* WHAT THE EXERCISE ASKS:
Extract the lines that carry the string "matplotlib" from the listing.

* DATA SECTION:
__________
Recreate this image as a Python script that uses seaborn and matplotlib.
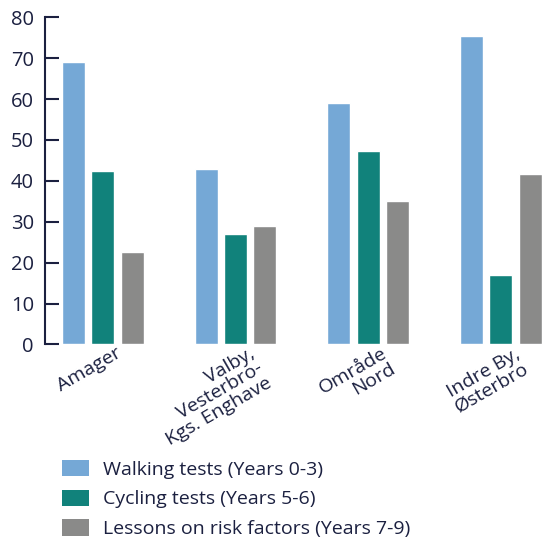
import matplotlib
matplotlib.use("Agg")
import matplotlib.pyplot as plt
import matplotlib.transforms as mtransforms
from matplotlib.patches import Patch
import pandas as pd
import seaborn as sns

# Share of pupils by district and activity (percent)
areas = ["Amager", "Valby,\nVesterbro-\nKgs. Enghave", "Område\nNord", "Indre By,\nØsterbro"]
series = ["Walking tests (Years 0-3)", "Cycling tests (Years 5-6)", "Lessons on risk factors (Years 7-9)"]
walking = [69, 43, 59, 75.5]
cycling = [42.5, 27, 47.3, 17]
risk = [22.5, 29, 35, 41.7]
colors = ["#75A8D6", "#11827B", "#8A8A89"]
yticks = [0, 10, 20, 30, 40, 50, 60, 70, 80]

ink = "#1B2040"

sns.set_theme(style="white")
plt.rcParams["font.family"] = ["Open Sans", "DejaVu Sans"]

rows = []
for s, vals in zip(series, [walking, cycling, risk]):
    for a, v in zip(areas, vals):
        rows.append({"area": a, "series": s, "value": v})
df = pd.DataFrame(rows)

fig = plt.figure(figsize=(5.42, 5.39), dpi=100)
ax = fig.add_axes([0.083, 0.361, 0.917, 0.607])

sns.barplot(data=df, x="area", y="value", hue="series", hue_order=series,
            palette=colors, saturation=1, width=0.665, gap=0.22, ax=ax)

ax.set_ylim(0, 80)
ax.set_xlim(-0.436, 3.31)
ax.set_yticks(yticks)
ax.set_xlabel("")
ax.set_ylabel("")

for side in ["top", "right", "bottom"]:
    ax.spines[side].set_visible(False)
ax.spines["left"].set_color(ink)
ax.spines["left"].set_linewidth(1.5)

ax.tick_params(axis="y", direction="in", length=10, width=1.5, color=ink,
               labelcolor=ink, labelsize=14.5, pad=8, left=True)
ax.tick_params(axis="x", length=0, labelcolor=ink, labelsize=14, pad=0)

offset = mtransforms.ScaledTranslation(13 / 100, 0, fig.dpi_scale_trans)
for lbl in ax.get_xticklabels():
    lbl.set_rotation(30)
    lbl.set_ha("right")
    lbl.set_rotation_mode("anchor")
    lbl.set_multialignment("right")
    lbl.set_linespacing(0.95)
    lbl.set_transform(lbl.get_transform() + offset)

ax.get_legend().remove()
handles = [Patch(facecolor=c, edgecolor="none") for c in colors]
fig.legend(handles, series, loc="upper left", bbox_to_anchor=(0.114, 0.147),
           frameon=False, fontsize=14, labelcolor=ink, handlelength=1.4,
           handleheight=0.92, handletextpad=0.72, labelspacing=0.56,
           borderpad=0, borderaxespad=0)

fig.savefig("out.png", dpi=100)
__________
* FINISHED EXERCISE:
Recreate this image as a Python script that uses seaborn and matplotlib.
import matplotlib
matplotlib.use("Agg")
import matplotlib.pyplot as plt
import matplotlib.transforms as mtransforms
from matplotlib.patches import Patch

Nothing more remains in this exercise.